## begin Given information

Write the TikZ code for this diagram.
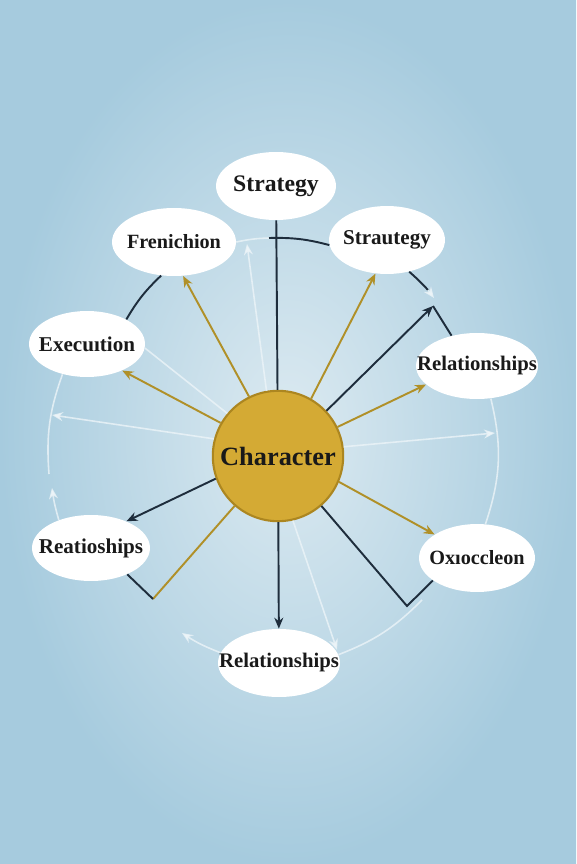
\documentclass[tikz,border=0pt]{standalone}
\usepackage{fontspec}
\setmainfont{Liberation Serif}
\usetikzlibrary{shapes.geometric,arrows.meta}
\definecolor{bgin}{RGB}{220,234,241}
\definecolor{bgout}{RGB}{166,203,222}
\definecolor{goldfill}{RGB}{212,170,52}
\definecolor{goldedge}{RGB}{172,134,32}
\definecolor{goldline}{RGB}{176,144,40}
\definecolor{darkline}{RGB}{30,45,60}
\definecolor{paleline}{RGB}{236,244,248}

\begin{document}
\begin{tikzpicture}[x=0.02cm, y=-0.02cm,
  every node/.style={font=\bfseries\fontsize{12}{14}\selectfont, text=black!90},
  bubble/.style={ellipse, fill=white, inner sep=0pt, minimum width=2.36cm, minimum height=1.34cm},
  dk/.style={draw=darkline, line width=1.1pt},
  gd/.style={draw=goldline, line width=1.1pt},
  pl/.style={draw=paleline, line width=0.9pt, draw opacity=0.8},
  arr/.style={-{Stealth[length=2.2mm,width=1.8mm]}}]
  % background
  \shade[inner color=bgin, outer color=bgout] (0,0) rectangle (576,864);

  % hub and bubbles
  \node[circle, fill=goldfill, draw=goldedge, line width=1.2pt, minimum size=2.48cm,
        font=\bfseries\fontsize{15}{18}\selectfont] (char) at (278,456) {Character};
  \node[bubble, minimum width=2.4cm, minimum height=1.36cm,
        font=\bfseries\fontsize{13.5}{16}\selectfont] (strat) at (276,186) {\makebox[0pt]{Strategy}};
  \node[bubble, minimum width=2.48cm, minimum height=1.36cm,
        font=\bfseries\fontsize{11.5}{14}\selectfont] (fren) at (174,242) {\makebox[0pt]{Frenichion}};
  \node[bubble, minimum width=2.32cm, minimum height=1.36cm] (straut) at (387,240) {\makebox[0pt]{Strautegy}};
  \node[bubble, minimum width=2.32cm, minimum height=1.32cm] (exec) at (87,344) {\makebox[0pt]{Execuıtion}};
  \node[bubble, minimum width=2.44cm, minimum height=1.32cm,
        font=\bfseries\fontsize{11.8}{14}\selectfont] (relR) at (477,366) {\makebox[0pt]{Relationships}};
  \node[bubble, minimum width=2.36cm, minimum height=1.32cm] (reat) at (91,548) {\makebox[0pt]{Reatioships}};
  \node[bubble, minimum width=2.32cm, minimum height=1.36cm,
        font=\bfseries\fontsize{11.5}{14}\selectfont] (oxio) at (477,558) {\makebox[0pt]{Oxıoccleon}};
  \node[bubble, minimum width=2.44cm, minimum height=1.36cm,
        font=\bfseries\fontsize{11.8}{14}\selectfont] (relB) at (279,663) {\makebox[0pt]{Relationships}};

  % loose ends on the ring
  \coordinate (ringA) at (247,244);
  \coordinate (ringB) at (433,306);
  \coordinate (ringC) at (495,433);
  \coordinate (ringD) at (52,415);
  \coordinate (ringE) at (337,650);
  \coordinate (ringF) at (182,633);
  \coordinate (ringG) at (52,488);
  \coordinate (ringH) at (428,290);
  \coordinate (ringI) at (434,298);
  \coordinate (ringJ) at (49,474);
  \coordinate (ringK) at (422,600);
  \coordinate (topA) at (269,238);
  \coordinate (kneeL) at (153,599);
  \coordinate (kneeR) at (407,606);

  % ring pieces
  \draw[pl] (fren.east) to[bend left=5] (topA);
  \draw[dk] (topA) to[bend left=8] (straut.185);
  \draw[dk] (fren.-111) to[bend right=8] (exec.32);
  \draw[dk] (straut.-55) to[bend left=3] (ringH);
  \draw[pl, arr] (ringH) -- (ringI);
  \draw[dk] (ringB) -- (relR.130);
  \draw[pl] (exec.-129) to[bend right=12] (ringJ);
  \draw[pl, arr] (reat.139) to[bend left=4] (ringG);
  \draw[pl] (relR.-67) to[bend left=16] (oxio.76);
  \draw[pl] (ringK) to[bend left=12] (relB.8);
  \draw[pl, arr] (relB.170) to[bend left=6] (ringF);

  % spokes
  \draw[dk] (char) -- (strat);
  \draw[gd, arr] (char.116) -- (fren.-75);
  \draw[pl, arr] (char.100) -- (ringA);
  \draw[gd, arr] (char.150) -- (exec.-37);
  \draw[pl] (exec.-4) -- (char.140);
  \draw[pl, arr] (char.165) -- (ringD);
  \draw[gd, arr] (char.60) -- (straut.-109);
  \draw[dk, arr] (char.43) -- (ringB);
  \draw[gd, arr] (char.26) -- (relR.-160);
  \draw[pl, arr] (char.8) -- (ringC);
  \draw[gd, arr] (char.-23) -- (oxio.151);
  \draw[dk] (char.-49) -- (kneeR) -- (oxio.-153);
  \draw[pl, arr] (char.-77) -- (ringE);
  \draw[dk, arr] (char) -- (relB);
  \draw[gd] (char.-131) -- (kneeL);
  \draw[dk] (kneeL) -- (reat.-36);
  \draw[dk, arr] (char.-160) -- (reat.37);
\end{tikzpicture}
\end{document}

## end Given information

### Request
Write out the whole listing exactly, and drop the pictures.

### Answer below
Write the TikZ code for this diagram.
\documentclass[tikz,border=0pt]{standalone}
\usepackage{fontspec}
\setmainfont{Liberation Serif}
\usetikzlibrary{shapes.geometric,arrows.meta}
\definecolor{bgin}{RGB}{220,234,241}
\definecolor{bgout}{RGB}{166,203,222}
\definecolor{goldfill}{RGB}{212,170,52}
\definecolor{goldedge}{RGB}{172,134,32}
\definecolor{goldline}{RGB}{176,144,40}
\definecolor{darkline}{RGB}{30,45,60}
\definecolor{paleline}{RGB}{236,244,248}

\begin{document}
\begin{tikzpicture}[x=0.02cm, y=-0.02cm,
  every node/.style={font=\bfseries\fontsize{12}{14}\selectfont, text=black!90},
  bubble/.style={ellipse, fill=white, inner sep=0pt, minimum width=2.36cm, minimum height=1.34cm},
  dk/.style={draw=darkline, line width=1.1pt},
  gd/.style={draw=goldline, line width=1.1pt},
  pl/.style={draw=paleline, line width=0.9pt, draw opacity=0.8},
  arr/.style={-{Stealth[length=2.2mm,width=1.8mm]}}]
  % background
  \shade[inner color=bgin, outer color=bgout] (0,0) rectangle (576,864);

  % hub and bubbles
  \node[circle, fill=goldfill, draw=goldedge, line width=1.2pt, minimum size=2.48cm,
        font=\bfseries\fontsize{15}{18}\selectfont] (char) at (278,456) {Character};
  \node[bubble, minimum width=2.4cm, minimum height=1.36cm,
        font=\bfseries\fontsize{13.5}{16}\selectfont] (strat) at (276,186) {\makebox[0pt]{Strategy}};
  \node[bubble, minimum width=2.48cm, minimum height=1.36cm,
        font=\bfseries\fontsize{11.5}{14}\selectfont] (fren) at (174,242) {\makebox[0pt]{Frenichion}};
  \node[bubble, minimum width=2.32cm, minimum height=1.36cm] (straut) at (387,240) {\makebox[0pt]{Strautegy}};
  \node[bubble, minimum width=2.32cm, minimum height=1.32cm] (exec) at (87,344) {\makebox[0pt]{Execuıtion}};
  \node[bubble, minimum width=2.44cm, minimum height=1.32cm,
        font=\bfseries\fontsize{11.8}{14}\selectfont] (relR) at (477,366) {\makebox[0pt]{Relationships}};
  \node[bubble, minimum width=2.36cm, minimum height=1.32cm] (reat) at (91,548) {\makebox[0pt]{Reatioships}};
  \node[bubble, minimum width=2.32cm, minimum height=1.36cm,
        font=\bfseries\fontsize{11.5}{14}\selectfont] (oxio) at (477,558) {\makebox[0pt]{Oxıoccleon}};
  \node[bubble, minimum width=2.44cm, minimum height=1.36cm,
        font=\bfseries\fontsize{11.8}{14}\selectfont] (relB) at (279,663) {\makebox[0pt]{Relationships}};

  % loose ends on the ring
  \coordinate (ringA) at (247,244);
  \coordinate (ringB) at (433,306);
  \coordinate (ringC) at (495,433);
  \coordinate (ringD) at (52,415);
  \coordinate (ringE) at (337,650);
  \coordinate (ringF) at (182,633);
  \coordinate (ringG) at (52,488);
  \coordinate (ringH) at (428,290);
  \coordinate (ringI) at (434,298);
  \coordinate (ringJ) at (49,474);
  \coordinate (ringK) at (422,600);
  \coordinate (topA) at (269,238);
  \coordinate (kneeL) at (153,599);
  \coordinate (kneeR) at (407,606);

  % ring pieces
  \draw[pl] (fren.east) to[bend left=5] (topA);
  \draw[dk] (topA) to[bend left=8] (straut.185);
  \draw[dk] (fren.-111) to[bend right=8] (exec.32);
  \draw[dk] (straut.-55) to[bend left=3] (ringH);
  \draw[pl, arr] (ringH) -- (ringI);
  \draw[dk] (ringB) -- (relR.130);
  \draw[pl] (exec.-129) to[bend right=12] (ringJ);
  \draw[pl, arr] (reat.139) to[bend left=4] (ringG);
  \draw[pl] (relR.-67) to[bend left=16] (oxio.76);
  \draw[pl] (ringK) to[bend left=12] (relB.8);
  \draw[pl, arr] (relB.170) to[bend left=6] (ringF);

  % spokes
  \draw[dk] (char) -- (strat);
  \draw[gd, arr] (char.116) -- (fren.-75);
  \draw[pl, arr] (char.100) -- (ringA);
  \draw[gd, arr] (char.150) -- (exec.-37);
  \draw[pl] (exec.-4) -- (char.140);
  \draw[pl, arr] (char.165) -- (ringD);
  \draw[gd, arr] (char.60) -- (straut.-109);
  \draw[dk, arr] (char.43) -- (ringB);
  \draw[gd, arr] (char.26) -- (relR.-160);
  \draw[pl, arr] (char.8) -- (ringC);
  \draw[gd, arr] (char.-23) -- (oxio.151);
  \draw[dk] (char.-49) -- (kneeR) -- (oxio.-153);
  \draw[pl, arr] (char.-77) -- (ringE);
  \draw[dk, arr] (char) -- (relB);
  \draw[gd] (char.-131) -- (kneeL);
  \draw[dk] (kneeL) -- (reat.-36);
  \draw[dk, arr] (char.-160) -- (reat.37);
\end{tikzpicture}
\end{document}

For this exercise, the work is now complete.